** START Provided data **
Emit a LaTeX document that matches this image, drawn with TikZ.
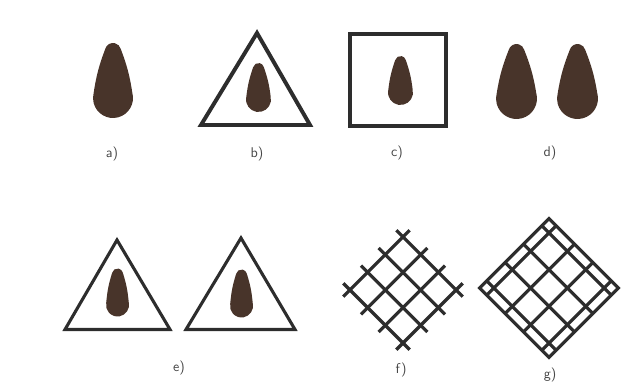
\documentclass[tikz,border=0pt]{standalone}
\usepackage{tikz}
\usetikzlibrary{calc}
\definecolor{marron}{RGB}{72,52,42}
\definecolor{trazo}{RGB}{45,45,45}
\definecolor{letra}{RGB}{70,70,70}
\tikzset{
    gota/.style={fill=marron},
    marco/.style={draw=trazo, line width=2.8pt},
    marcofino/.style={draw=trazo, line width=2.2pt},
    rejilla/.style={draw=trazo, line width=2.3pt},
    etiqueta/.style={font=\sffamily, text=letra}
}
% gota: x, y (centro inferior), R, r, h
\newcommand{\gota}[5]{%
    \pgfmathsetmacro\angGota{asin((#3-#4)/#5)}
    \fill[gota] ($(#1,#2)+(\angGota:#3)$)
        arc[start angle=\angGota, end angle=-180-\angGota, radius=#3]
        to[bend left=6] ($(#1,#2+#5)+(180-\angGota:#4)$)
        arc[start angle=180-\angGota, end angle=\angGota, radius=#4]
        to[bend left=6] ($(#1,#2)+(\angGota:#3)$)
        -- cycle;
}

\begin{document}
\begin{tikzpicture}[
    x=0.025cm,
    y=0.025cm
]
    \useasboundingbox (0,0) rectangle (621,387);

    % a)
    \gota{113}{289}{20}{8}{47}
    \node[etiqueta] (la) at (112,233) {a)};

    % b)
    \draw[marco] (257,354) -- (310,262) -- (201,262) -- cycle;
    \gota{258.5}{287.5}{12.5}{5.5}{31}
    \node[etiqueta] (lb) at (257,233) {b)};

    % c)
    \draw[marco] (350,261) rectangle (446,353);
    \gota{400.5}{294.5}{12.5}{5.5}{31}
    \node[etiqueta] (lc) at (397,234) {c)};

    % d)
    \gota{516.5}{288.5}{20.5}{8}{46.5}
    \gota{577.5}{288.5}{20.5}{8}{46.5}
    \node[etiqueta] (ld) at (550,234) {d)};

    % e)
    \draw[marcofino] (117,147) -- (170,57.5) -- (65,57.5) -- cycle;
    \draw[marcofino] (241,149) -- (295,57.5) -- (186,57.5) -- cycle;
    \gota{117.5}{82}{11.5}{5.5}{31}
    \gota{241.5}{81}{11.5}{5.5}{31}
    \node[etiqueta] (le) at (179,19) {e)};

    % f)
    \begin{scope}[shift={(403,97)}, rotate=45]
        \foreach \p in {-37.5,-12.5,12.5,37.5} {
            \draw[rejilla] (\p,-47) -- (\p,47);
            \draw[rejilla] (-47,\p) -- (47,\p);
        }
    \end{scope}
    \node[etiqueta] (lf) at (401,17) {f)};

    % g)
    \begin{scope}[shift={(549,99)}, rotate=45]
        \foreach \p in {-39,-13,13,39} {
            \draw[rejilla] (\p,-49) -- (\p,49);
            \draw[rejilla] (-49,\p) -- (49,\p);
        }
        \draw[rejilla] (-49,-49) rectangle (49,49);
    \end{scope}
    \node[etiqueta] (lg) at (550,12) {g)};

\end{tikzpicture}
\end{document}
** END Provided data **
** START Provided data **
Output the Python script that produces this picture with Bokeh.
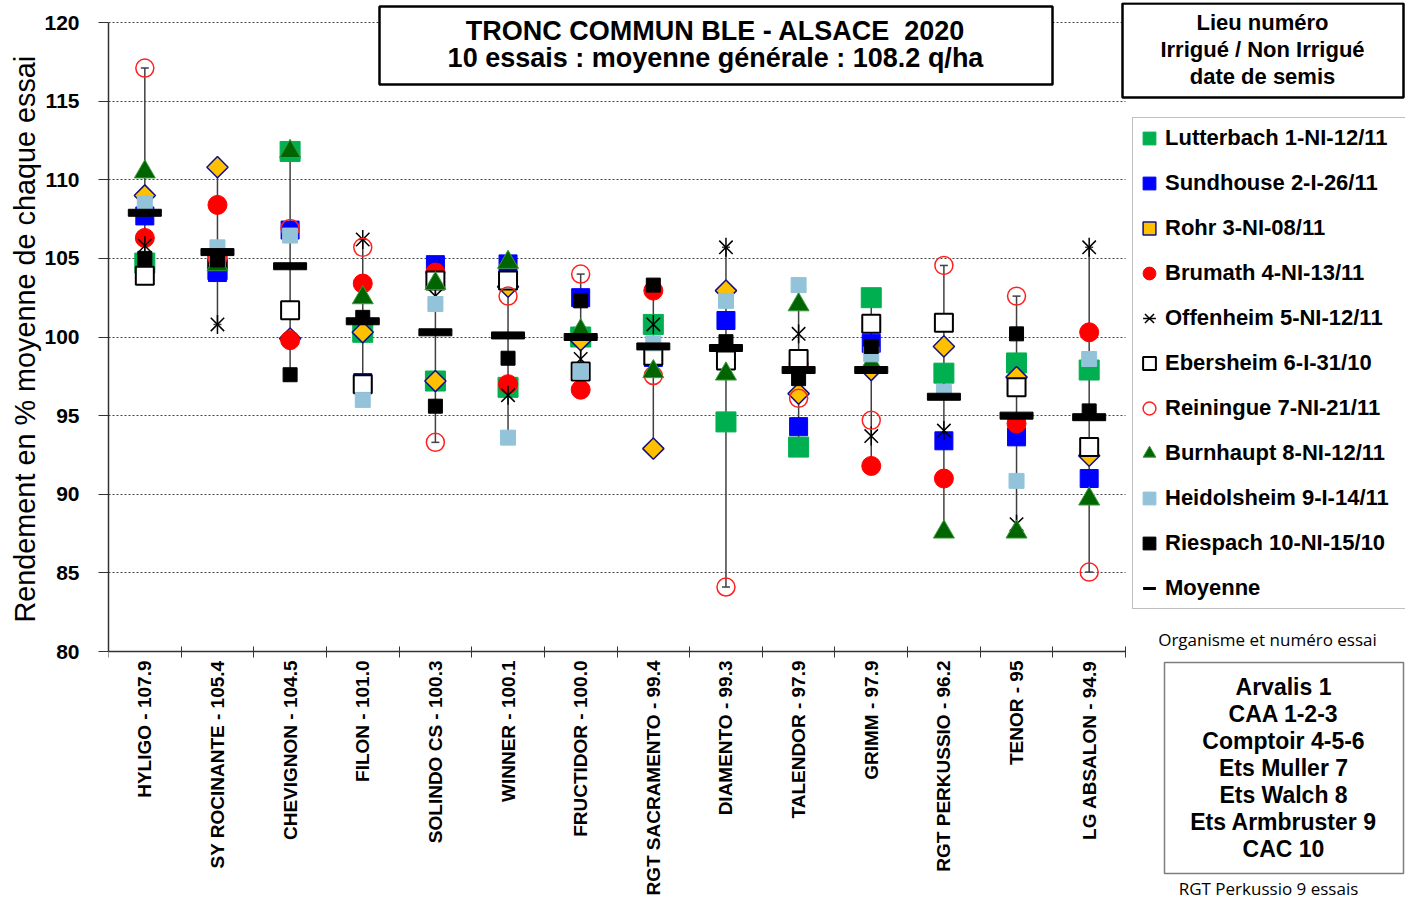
** END Provided data **
Copy out every line from the material above in which the word "that" appears.

Emit a LaTeX document that matches this image, drawn with TikZ.
Output the Python script that produces this picture with Bokeh.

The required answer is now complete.